### BRIEF
Write out all of the records precisely. Skip anything that is a picture.

### ENTRIES PROVIDED
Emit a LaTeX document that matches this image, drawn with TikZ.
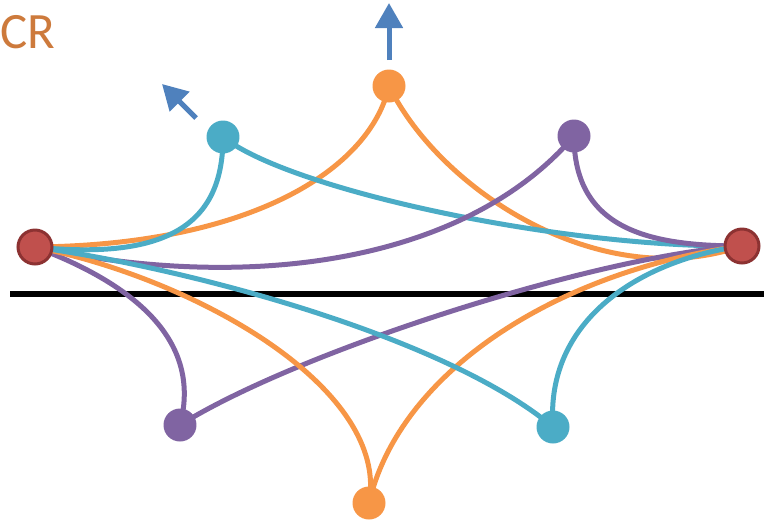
\documentclass[tikz,border=0pt]{standalone}
\usepackage{fontspec}
\newfontfamily\labelfont{Carlito}
\usetikzlibrary{arrows.meta}
\definecolor{crOrange}{RGB}{247,150,70}
\definecolor{crCyan}{RGB}{75,172,198}
\definecolor{crPurple}{RGB}{128,100,162}
\definecolor{crRed}{RGB}{192,80,77}
\definecolor{crRedDark}{RGB}{140,50,50}
\definecolor{crBlue}{RGB}{79,129,189}
\definecolor{crText}{RGB}{205,122,60}
\begin{document}
\begin{tikzpicture}[x=0.02cm, y=-0.02cm,
	bond/.style={line width=0.1cm},
	ball/.style={circle, inner sep=0pt, minimum size=0.66cm},
	pole/.style={circle, inner sep=0pt, minimum size=0.68cm, fill=crRed, draw=crRedDark, line width=0.06cm},
	push/.style={-{Triangle[width=0.54cm, length=0.5cm]}, line width=0.1cm, crBlue}]
	\useasboundingbox (0,0) rectangle (764,525);
	\node[crText, anchor=base west, inner sep=0pt, font=\labelfont\fontsize{29}{29}\selectfont] (title) at (0,48) {CR};
	\coordinate (baseline-l) at (10,294);
	\coordinate (baseline-r) at (764,294);
	\draw[line width=0.12cm] (baseline-l) -- (baseline-r);
	\coordinate (L) at (35,247);
	\coordinate (R) at (742,246);
	\coordinate (O1) at (389,86);
	\coordinate (C1) at (223,137);
	\coordinate (P1) at (574,136);
	\coordinate (P2) at (180,425);
	\coordinate (C2) at (553,427);
	\coordinate (O2) at (369,503);
	\draw[bond, crOrange] (L) .. controls (250,245) and (370,170) .. (O1);
	\draw[bond, crOrange] (O1) .. controls (440,190) and (600,295) .. (R);
	\draw[bond, crCyan] (L) .. controls (180,262) and (223,215) .. (C1);
	\draw[bond, crCyan] (C1) .. controls (290,190) and (560,248) .. (R);
	\draw[bond, crPurple] (L) .. controls (260,295) and (470,258) .. (P1);
	\draw[bond, crPurple] (P1) .. controls (574,230) and (650,246) .. (R);
	\draw[bond, crPurple] (L) .. controls (150,290) and (200,350) .. (P2);
	\draw[bond, crPurple] (P2) .. controls (300,350) and (600,255) .. (R);
	\draw[bond, crOrange] (L) .. controls (200,280) and (390,390) .. (O2);
	\draw[bond, crOrange] (O2) .. controls (400,370) and (560,270) .. (R);
	\draw[bond, crCyan] (L) .. controls (200,270) and (450,340) .. (C2);
	\draw[bond, crCyan] (C2) .. controls (545,320) and (640,260) .. (R);
	\node[pole] (left) at (L) {};
	\node[pole] (right) at (R) {};
	\node[ball, fill=crOrange] (top) at (O1) {};
	\node[ball, fill=crCyan] (topleft) at (C1) {};
	\node[ball, fill=crPurple] (topright) at (P1) {};
	\node[ball, fill=crPurple] (bottomleft) at (P2) {};
	\node[ball, fill=crCyan] (bottomright) at (C2) {};
	\node[ball, fill=crOrange] (bottom) at (O2) {};
	\coordinate (up-from) at (389,60);
	\coordinate (up-to) at (389,3);
	\coordinate (nw-from) at (196,118);
	\coordinate (nw-to) at (162,84);
	\draw[push] (up-from) -- (up-to);
	\draw[push] (nw-from) -- (nw-to);
\end{tikzpicture}
\end{document}
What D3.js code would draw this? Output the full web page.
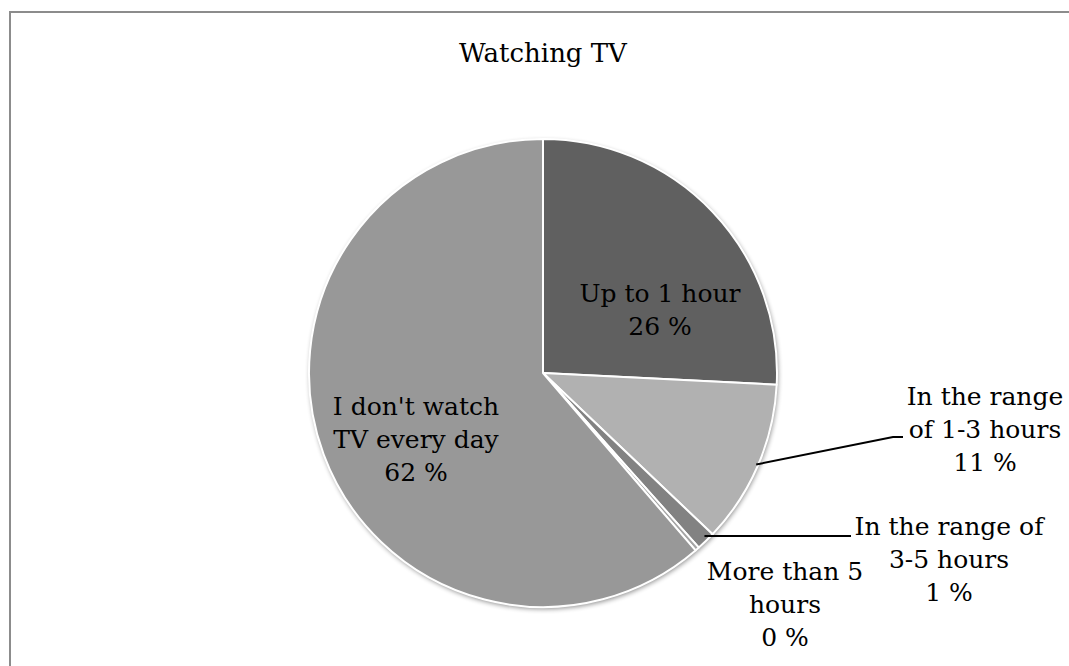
<!DOCTYPE html>
<html><head><meta charset="utf-8">
<script src="https://cdn.jsdelivr.net/npm/d3@7"></script>
<style>body{margin:0;background:#fff}svg{display:block}</style>
</head><body>
<script>
const categories = ["Up to 1 hour", "In the range of 1-3 hours", "In the range of 3-5 hours", "More than 5 hours", "I don't watch TV every day"];
const values = [25.8, 11.3, 1.3, 0.3, 61.3];
const percentLabels = ["26 %", "11 %", "1 %", "0 %", "62 %"];
const colors = ["#606060", "#b1b1b1", "#828282", "#a5a5a5", "#989898"];

// label layout (line breaks, centre x and first baseline)
const labelLines = [
  ["Up to 1 hour", "26 %"],
  ["In the range", "of 1-3 hours", "11 %"],
  ["In the range of", "3-5 hours", "1 %"],
  ["More than 5", "hours", "0 %"],
  ["I don't watch", "TV every day", "62 %"]
];
const labelPos = [[660, 302], [985, 405], [949, 535], [785, 580], [416, 415]];

const W = 1069, H = 666;
const cx = 543, cy = 373, R = 234;
const svg = d3.select("body").append("svg").attr("width", W).attr("height", H);

svg.append("rect").attr("x", 10).attr("y", 12).attr("width", 1100).attr("height", 700)
  .attr("fill", "#fff").attr("stroke", "#8c8c8c").attr("stroke-width", 2);

svg.append("text").attr("x", 543).attr("y", 62).attr("text-anchor", "middle")
  .attr("font-family", "DejaVu Serif").attr("font-size", 26).attr("fill", "#000").text("Watching TV");

const defs = svg.append("defs");
const f = defs.append("filter").attr("id", "sh").attr("x", "-10%").attr("y", "-10%").attr("width", "120%").attr("height", "120%");
f.append("feGaussianBlur").attr("in", "SourceAlpha").attr("stdDeviation", 2.5);
f.append("feOffset").attr("dx", 1).attr("dy", 2).attr("result", "b");
f.append("feComponentTransfer").append("feFuncA").attr("type", "linear").attr("slope", 0.45);
const m = f.append("feMerge");
m.append("feMergeNode");
m.append("feMergeNode").attr("in", "SourceGraphic");

const pie = d3.pie().sort(null).value(d => d)(values);
const arc = d3.arc().innerRadius(0).outerRadius(R);
const g = svg.append("g").attr("transform", `translate(${cx},${cy})`);
g.append("circle").attr("r", R).attr("fill", "#fff").attr("filter", "url(#sh)");
g.selectAll("path.s").data(pie).enter().append("path").attr("class", "s")
  .attr("d", arc).attr("fill", (d, i) => colors[i])
  .attr("stroke", "#fff").attr("stroke-width", 2).attr("stroke-linejoin", "round");

// leader lines
function pt(d, frac) {
  const a = d.startAngle + (d.endAngle - d.startAngle) * frac;
  return [cx + (R - 2) * Math.sin(a), cy - (R - 2) * Math.cos(a)];
}
const p1 = pt(pie[1], 0.5);
svg.append("path").attr("d", d3.line()([p1, [893, 437], [903, 437]]))
  .attr("fill", "none").attr("stroke", "#000").attr("stroke-width", 2);
const p2 = pt(pie[2], 0.5);
svg.append("path").attr("d", d3.line()([[p2[0], 536], [851, 536]]))
  .attr("fill", "none").attr("stroke", "#000").attr("stroke-width", 2);

labelLines.forEach((lines, i) => {
  const t = svg.append("text").attr("text-anchor", "middle")
    .attr("font-family", "DejaVu Serif").attr("font-size", 25).attr("fill", "#000");
  lines.forEach((ln, j) => {
    t.append("tspan").attr("x", labelPos[i][0]).attr("y", labelPos[i][1] + j * 33).text(ln);
  });
});
</script>
</body></html>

### TASK ANSWER
Emit a LaTeX document that matches this image, drawn with TikZ.
\documentclass[tikz,border=0pt]{standalone}
\usepackage{fontspec}
\newfontfamily\labelfont{Carlito}
\usetikzlibrary{arrows.meta}
\definecolor{crOrange}{RGB}{247,150,70}
\definecolor{crCyan}{RGB}{75,172,198}
\definecolor{crPurple}{RGB}{128,100,162}
\definecolor{crRed}{RGB}{192,80,77}
\definecolor{crRedDark}{RGB}{140,50,50}
\definecolor{crBlue}{RGB}{79,129,189}
\definecolor{crText}{RGB}{205,122,60}
\begin{document}
\begin{tikzpicture}[x=0.02cm, y=-0.02cm,
	bond/.style={line width=0.1cm},
	ball/.style={circle, inner sep=0pt, minimum size=0.66cm},
	pole/.style={circle, inner sep=0pt, minimum size=0.68cm, fill=crRed, draw=crRedDark, line width=0.06cm},
	push/.style={-{Triangle[width=0.54cm, length=0.5cm]}, line width=0.1cm, crBlue}]
	\useasboundingbox (0,0) rectangle (764,525);
	\node[crText, anchor=base west, inner sep=0pt, font=\labelfont\fontsize{29}{29}\selectfont] (title) at (0,48) {CR};
	\coordinate (baseline-l) at (10,294);
	\coordinate (baseline-r) at (764,294);
	\draw[line width=0.12cm] (baseline-l) -- (baseline-r);
	\coordinate (L) at (35,247);
	\coordinate (R) at (742,246);
	\coordinate (O1) at (389,86);
	\coordinate (C1) at (223,137);
	\coordinate (P1) at (574,136);
	\coordinate (P2) at (180,425);
	\coordinate (C2) at (553,427);
	\coordinate (O2) at (369,503);
	\draw[bond, crOrange] (L) .. controls (250,245) and (370,170) .. (O1);
	\draw[bond, crOrange] (O1) .. controls (440,190) and (600,295) .. (R);
	\draw[bond, crCyan] (L) .. controls (180,262) and (223,215) .. (C1);
	\draw[bond, crCyan] (C1) .. controls (290,190) and (560,248) .. (R);
	\draw[bond, crPurple] (L) .. controls (260,295) and (470,258) .. (P1);
	\draw[bond, crPurple] (P1) .. controls (574,230) and (650,246) .. (R);
	\draw[bond, crPurple] (L) .. controls (150,290) and (200,350) .. (P2);
	\draw[bond, crPurple] (P2) .. controls (300,350) and (600,255) .. (R);
	\draw[bond, crOrange] (L) .. controls (200,280) and (390,390) .. (O2);
	\draw[bond, crOrange] (O2) .. controls (400,370) and (560,270) .. (R);
	\draw[bond, crCyan] (L) .. controls (200,270) and (450,340) .. (C2);
	\draw[bond, crCyan] (C2) .. controls (545,320) and (640,260) .. (R);
	\node[pole] (left) at (L) {};
	\node[pole] (right) at (R) {};
	\node[ball, fill=crOrange] (top) at (O1) {};
	\node[ball, fill=crCyan] (topleft) at (C1) {};
	\node[ball, fill=crPurple] (topright) at (P1) {};
	\node[ball, fill=crPurple] (bottomleft) at (P2) {};
	\node[ball, fill=crCyan] (bottomright) at (C2) {};
	\node[ball, fill=crOrange] (bottom) at (O2) {};
	\coordinate (up-from) at (389,60);
	\coordinate (up-to) at (389,3);
	\coordinate (nw-from) at (196,118);
	\coordinate (nw-to) at (162,84);
	\draw[push] (up-from) -- (up-to);
	\draw[push] (nw-from) -- (nw-to);
\end{tikzpicture}
\end{document}
What D3.js code would draw this? Output the full web page.
<!DOCTYPE html>
<html><head><meta charset="utf-8">
<script src="https://cdn.jsdelivr.net/npm/d3@7"></script>
<style>body{margin:0;background:#fff}svg{display:block}</style>
</head><body>
<script>
const categories = ["Up to 1 hour", "In the range of 1-3 hours", "In the range of 3-5 hours", "More than 5 hours", "I don't watch TV every day"];
const values = [25.8, 11.3, 1.3, 0.3, 61.3];
const percentLabels = ["26 %", "11 %", "1 %", "0 %", "62 %"];
const colors = ["#606060", "#b1b1b1", "#828282", "#a5a5a5", "#989898"];

// label layout (line breaks, centre x and first baseline)
const labelLines = [
  ["Up to 1 hour", "26 %"],
  ["In the range", "of 1-3 hours", "11 %"],
  ["In the range of", "3-5 hours", "1 %"],
  ["More than 5", "hours", "0 %"],
  ["I don't watch", "TV every day", "62 %"]
];
const labelPos = [[660, 302], [985, 405], [949, 535], [785, 580], [416, 415]];

const W = 1069, H = 666;
const cx = 543, cy = 373, R = 234;
const svg = d3.select("body").append("svg").attr("width", W).attr("height", H);

svg.append("rect").attr("x", 10).attr("y", 12).attr("width", 1100).attr("height", 700)
  .attr("fill", "#fff").attr("stroke", "#8c8c8c").attr("stroke-width", 2);

svg.append("text").attr("x", 543).attr("y", 62).attr("text-anchor", "middle")
  .attr("font-family", "DejaVu Serif").attr("font-size", 26).attr("fill", "#000").text("Watching TV");

const defs = svg.append("defs");
const f = defs.append("filter").attr("id", "sh").attr("x", "-10%").attr("y", "-10%").attr("width", "120%").attr("height", "120%");
f.append("feGaussianBlur").attr("in", "SourceAlpha").attr("stdDeviation", 2.5);
f.append("feOffset").attr("dx", 1).attr("dy", 2).attr("result", "b");
f.append("feComponentTransfer").append("feFuncA").attr("type", "linear").attr("slope", 0.45);
const m = f.append("feMerge");
m.append("feMergeNode");
m.append("feMergeNode").attr("in", "SourceGraphic");

const pie = d3.pie().sort(null).value(d => d)(values);
const arc = d3.arc().innerRadius(0).outerRadius(R);
const g = svg.append("g").attr("transform", `translate(${cx},${cy})`);
g.append("circle").attr("r", R).attr("fill", "#fff").attr("filter", "url(#sh)");
g.selectAll("path.s").data(pie).enter().append("path").attr("class", "s")
  .attr("d", arc).attr("fill", (d, i) => colors[i])
  .attr("stroke", "#fff").attr("stroke-width", 2).attr("stroke-linejoin", "round");

// leader lines
function pt(d, frac) {
  const a = d.startAngle + (d.endAngle - d.startAngle) * frac;
  return [cx + (R - 2) * Math.sin(a), cy - (R - 2) * Math.cos(a)];
}
const p1 = pt(pie[1], 0.5);
svg.append("path").attr("d", d3.line()([p1, [893, 437], [903, 437]]))
  .attr("fill", "none").attr("stroke", "#000").attr("stroke-width", 2);
const p2 = pt(pie[2], 0.5);
svg.append("path").attr("d", d3.line()([[p2[0], 536], [851, 536]]))
  .attr("fill", "none").attr("stroke", "#000").attr("stroke-width", 2);

labelLines.forEach((lines, i) => {
  const t = svg.append("text").attr("text-anchor", "middle")
    .attr("font-family", "DejaVu Serif").attr("font-size", 25).attr("fill", "#000");
  lines.forEach((ln, j) => {
    t.append("tspan").attr("x", labelPos[i][0]).attr("y", labelPos[i][1] + j * 33).text(ln);
  });
});
</script>
</body></html>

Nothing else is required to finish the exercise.